It's an inside joke that goes back to my first rental property in a small Mojave Desert town. I bought it "as is" in an online auction (although I saw it in person first), and remember the horrified look on the faces of my family when I took them to see it. Think of the term "uneasy silence."

Half of the roof had blown off from vicious desert winds. The house had broken windows, broken everything, trash strewn everywhere. It looked like something out of the movie "Road Warrior," given that it sat amid tumbleweeds, sand and cactus. Anyway, I lovingly fixed it up on a shoestring budget. When it was done, I popped for a pricey but fine piece of wood to create the mantelpiece. I was proud of it—and still get teased.

This is not the newspaper version of "Fixer Upper," but a look at rent control. Gov. Gavin Newsom is likely to sign an anti-rent-gouging bill that caps annual rent increases at 5 percent plus inflation and limits the ability of landlords to evict tenants.

The debate has centered on the plight of tenants, who face soaring rents as California's self-imposed housing crisis deepens. Opponents note that landlords will exit the market, builders will stop building apartments or turn rentals into condos, and owners will defer maintenance. Owners and renters will become adversaries as regulators and tenant boards turn a simple market transaction into an us-versus-them situation. Rent control obliterates housing markets wherever it is imposed.
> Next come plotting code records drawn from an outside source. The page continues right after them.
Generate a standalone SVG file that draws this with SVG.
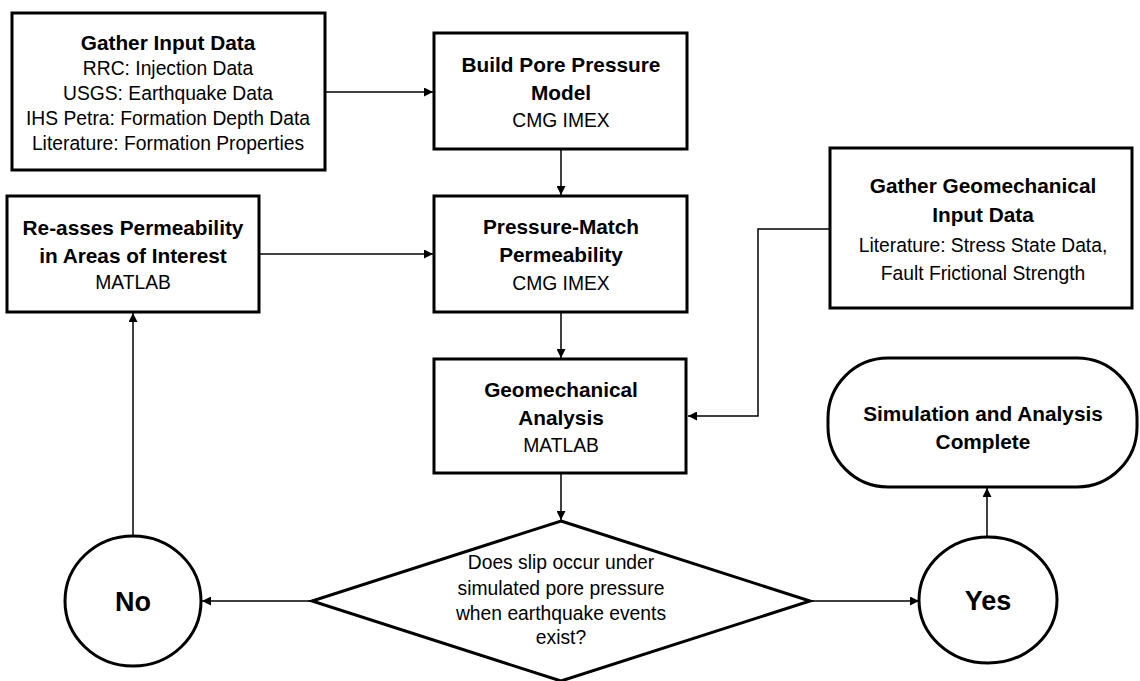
<svg xmlns="http://www.w3.org/2000/svg" width="1140" height="681" viewBox="0 0 1140 681">
<style>
.box{fill:#fff;stroke:#000;stroke-width:3}
.con{fill:none;stroke:#000;stroke-width:1.5}
.t{font-family:"Liberation Sans",Arial,sans-serif;font-size:19.3px;fill:#000;text-anchor:middle}
.b{font-weight:bold;font-size:20.8px}
.big{font-weight:bold;font-size:27px}
</style>
<defs>
<marker id="ah" viewBox="0 0 10 10" refX="10" refY="5" markerWidth="9" markerHeight="9" markerUnits="userSpaceOnUse" orient="auto">
<path d="M0,0 L10,5 L0,10 Z" fill="#000"/>
</marker>
</defs>
<rect width="1140" height="681" fill="#fff"/>
<g id="connectors">
<line class="con" x1="325" y1="92" x2="433" y2="92" marker-end="url(#ah)"/>
<line class="con" x1="561" y1="149" x2="561" y2="195" marker-end="url(#ah)"/>
<line class="con" x1="259" y1="254" x2="433" y2="254" marker-end="url(#ah)"/>
<line class="con" x1="561" y1="312" x2="561" y2="358" marker-end="url(#ah)"/>
<polyline class="con" points="830,229 758,229 758,416 688,416" marker-end="url(#ah)"/>
<line class="con" x1="561" y1="473" x2="561" y2="520" marker-end="url(#ah)"/>
<line class="con" x1="312" y1="601" x2="202" y2="601" marker-end="url(#ah)"/>
<line class="con" x1="133" y1="536" x2="133" y2="313" marker-end="url(#ah)"/>
<line class="con" x1="810" y1="601" x2="919" y2="601" marker-end="url(#ah)"/>
<line class="con" x1="987" y1="537" x2="987" y2="488" marker-end="url(#ah)"/>
</g>
<g id="gather-input">
<rect class="box" x="12" y="13" width="313" height="157"/>
<text class="t b" x="168" y="50">Gather Input Data</text>
<text class="t" x="168" y="75">RRC: Injection Data</text>
<text class="t" x="168" y="100">USGS: Earthquake Data</text>
<text class="t" x="168" y="125">IHS Petra: Formation Depth Data</text>
<text class="t" x="168" y="150">Literature: Formation Properties</text>
</g>
<g id="build-model">
<rect class="box" x="434" y="33" width="253" height="116"/>
<text class="t b" x="561" y="72">Build Pore Pressure</text>
<text class="t b" x="561" y="100">Model</text>
<text class="t" x="561" y="127">CMG IMEX</text>
</g>
<g id="pressure-match">
<rect class="box" x="434" y="196" width="253" height="116"/>
<text class="t b" x="561" y="234">Pressure-Match</text>
<text class="t b" x="561" y="262">Permeability</text>
<text class="t" x="561" y="290">CMG IMEX</text>
</g>
<g id="reassess">
<rect class="box" x="7" y="196" width="252" height="116"/>
<text class="t b" x="133" y="235">Re-asses Permeability</text>
<text class="t b" x="133" y="263">in Areas of Interest</text>
<text class="t" x="133" y="289">MATLAB</text>
</g>
<g id="gather-geomech">
<rect class="box" x="830" y="148" width="302" height="160"/>
<text class="t b" x="983" y="193">Gather Geomechanical</text>
<text class="t b" x="983" y="222">Input Data</text>
<text class="t" x="983" y="252">Literature: Stress State Data,</text>
<text class="t" x="983" y="280">Fault Frictional Strength</text>
</g>
<g id="geomech-analysis">
<rect class="box" x="434" y="359" width="252" height="114"/>
<text class="t b" x="561" y="397">Geomechanical</text>
<text class="t b" x="561" y="425">Analysis</text>
<text class="t" x="561" y="452">MATLAB</text>
</g>
<g id="decision">
<polygon class="box" points="561,521 810,601 561,681 312,601"/>
<text class="t" x="561" y="569">Does slip occur under</text>
<text class="t" x="561" y="595">simulated pore pressure</text>
<text class="t" x="561" y="620">when earthquake events</text>
<text class="t" x="561" y="644">exist?</text>
</g>
<g id="no">
<ellipse class="box" cx="133" cy="601" rx="68" ry="65"/>
<text class="t big" x="133" y="611">No</text>
</g>
<g id="yes">
<ellipse class="box" cx="988" cy="600" rx="69" ry="63"/>
<text class="t big" x="988" y="610">Yes</text>
</g>
<g id="complete">
<rect class="box" x="828" y="358" width="309" height="129" rx="60" ry="60"/>
<text class="t b" x="983" y="421">Simulation and Analysis</text>
<text class="t b" x="983" y="449">Complete</text>
</g>
</svg>
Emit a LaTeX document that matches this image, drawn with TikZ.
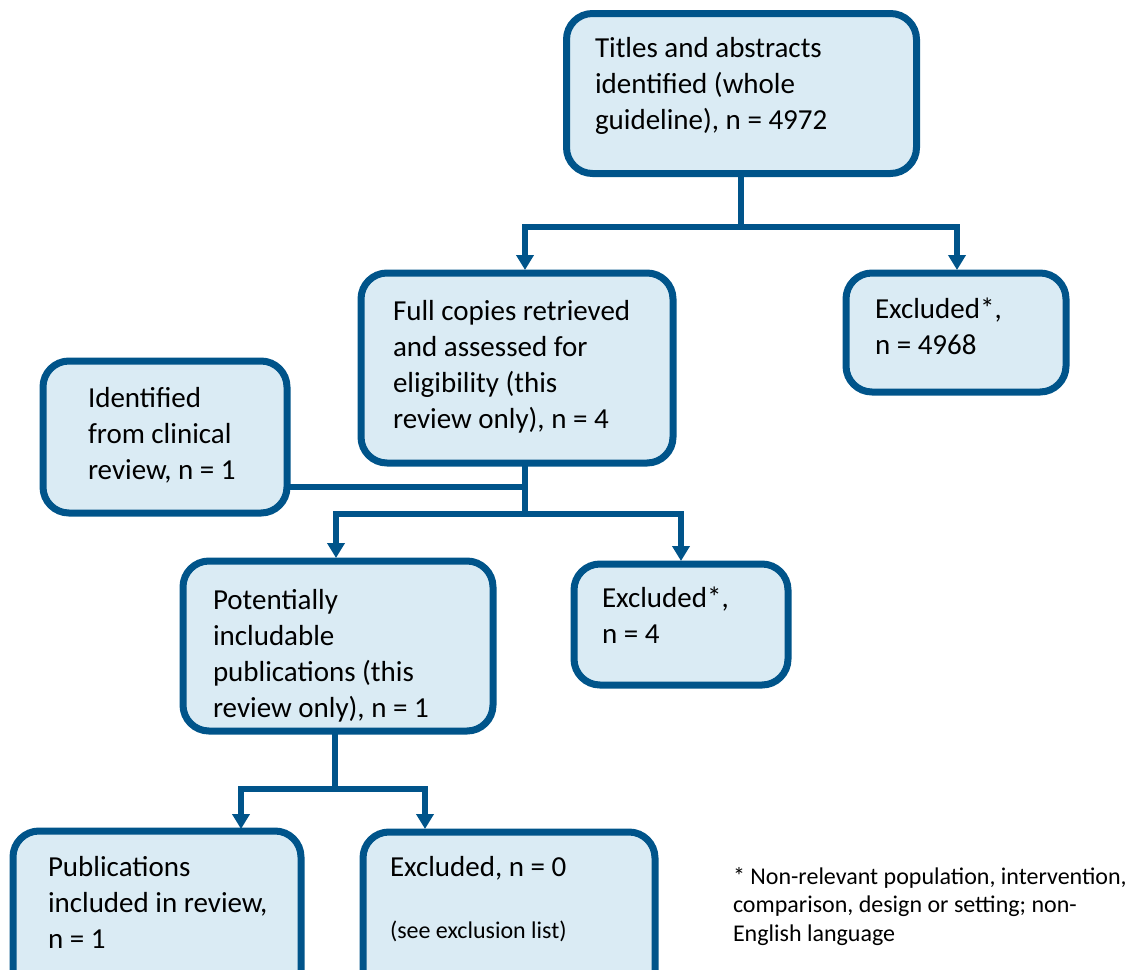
\documentclass[tikz,border=0pt]{standalone}
\usepackage{fontspec}
\setmainfont{Carlito}
\usetikzlibrary{arrows.meta}
\definecolor{bdr}{RGB}{0,84,138}
\definecolor{fll}{RGB}{218,235,244}
\newcommand{\boxtext}[2]{\parbox[t]{#1pt}{\raggedright #2}}
\tikzset{
  box/.style={draw=bdr, fill=fll, line width=7pt, rounded corners=26pt, inner sep=0pt, outer sep=0pt},
  lbl/.style={anchor=base west, inner sep=0pt, outer sep=0pt, font=\fontsize{29}{36}\selectfont},
  small/.style={anchor=base west, inner sep=0pt, outer sep=0pt, font=\fontsize{24}{29}\selectfont},
  note/.style={anchor=base west, inner sep=0pt, outer sep=0pt, font=\fontsize{24}{28.5}\selectfont},
  conn/.style={draw=bdr, line width=6pt, line join=miter},
  arr/.style={conn, -{Triangle[width=17pt,length=15pt]}}
}
\begin{document}
\begin{tikzpicture}[x=1pt,y=-1pt]
\useasboundingbox (0,0) rectangle (1139,969);
\clip (0,0) rectangle (1139,969);
% boxes
\node[box, minimum width=350pt, minimum height=160pt] (top) at (741.5,93.5) {};
\node[box, minimum width=312pt, minimum height=190pt] (full) at (517,368) {};
\node[box, minimum width=220pt, minimum height=119pt] (exA) at (956,332.5) {};
\node[box, minimum width=244pt, minimum height=152pt] (ident) at (165,437) {};
\node[box, minimum width=310pt, minimum height=170pt] (pot) at (338,646) {};
\node[box, minimum width=214pt, minimum height=121pt] (exB) at (681,624.5) {};
\node[box, minimum width=288pt, minimum height=180pt] (pubs) at (157,921) {};
\node[box, minimum width=292pt, minimum height=180pt] (exC) at (509,922) {};
% texts
\node[lbl] (ttop) at (595,57) {\boxtext{320}{Titles and abstracts\\identified (whole\\guideline), n = 4972}};
\node[lbl] (tfull) at (393,320) {\boxtext{290}{Full copies retrieved\\and assessed for\\eligibility (this\\review only), n = 4}};
\node[lbl] (texA) at (875,318) {\boxtext{190}{Excluded*,\\n = 4968}};
\node[lbl] (tident) at (88,407) {\boxtext{200}{Identified\\from clinical\\review, n = 1}};
\node[lbl] (tpot) at (213,609) {\boxtext{290}{Potentially\\includable\\publications (this\\review only), n = 1}};
\node[lbl] (texB) at (602,607) {\boxtext{180}{Excluded*,\\n = 4}};
\node[lbl] (tpubs) at (48,876) {\boxtext{260}{Publications\\included in review,\\n = 1}};
\node[lbl] (texC) at (390,876) {\boxtext{260}{Excluded, n = 0}};
\node[small] (texC2) at (390,938) {(see exclusion list)};
\node[note] (tnote) at (733,884) {\boxtext{420}{* Non-relevant population, intervention,\\comparison, design or setting; non-\\English language}};
% junction coordinates
\coordinate (j1) at (741,227);
\coordinate (inFull) at (525,270);
\coordinate (inExA) at (957,270);
\coordinate (j2) at (525,514);
\coordinate (inPot) at (336,558);
\coordinate (inExB) at (681,561);
\coordinate (j3) at (335,789);
\coordinate (inPubs) at (241,829);
\coordinate (inExC) at (425,829);
% connectors
\draw[conn] (top.south -| j1) -- (j1);
\draw[arr] (j1) -| (inFull);
\draw[arr] (j1) -| (inExA);
\draw[conn] (full.south -| j2) -- (j2);
\draw[conn] (ident.east |- 0,487) -- (j2 |- 0,487);
\draw[arr] (j2) -| (inPot);
\draw[arr] (j2) -| (inExB);
\draw[conn] (pot.south -| j3) -- (j3);
\draw[arr] (j3) -| (inPubs);
\draw[arr] (j3) -| (inExC);
\end{tikzpicture}
\end{document}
Personal stories trump economic arguments, so today's column offers my perspective as a small-time landlord. It's a story other investors share, and sheds light on why government caps will make the housing situation worse. They're not looking for sympathy, even when tenants mistreat the property, don't pay their rent, or when unexpected things happen. In my case, a small earthquake cracked the toilet line and flooded my Mojave Desert house the day tenants were supposed to move in. It's a business with costs, risks, and rewards.

But here's a clue of what's going to happen. I've rarely raised rent or charged late fees and am lackadaisical about rules. Now the state is going to tell me how much I can charge and make it tough to evict any bad tenants. Most landlords will now raise rents to the maximum allowable limits every year and strictly enforce the terms of the lease. Many will sell their houses to single-family owners, which will take them off the rental market.

Currently, I'm under market rate with most rents because I rather keep good tenants than risk finding new ones. With rent control, landlords lose the ability to raise rents when they choose, so we need to be diligent to keep rents at their peak given that the previous year becomes the baseline. If we are lax on enforcing the lease, then it's hard to suddenly declare that to be a "just cause" for eviction. Since the state will control our profits, we'll need to maximize profits wherever we can.

I'll probably turn management over to management companies, which are far less lenient when a tenant has a tough month or less likely to authorize what I did recently—insulate a house and install new ductwork to help a tenant get utility bills to an affordable spot.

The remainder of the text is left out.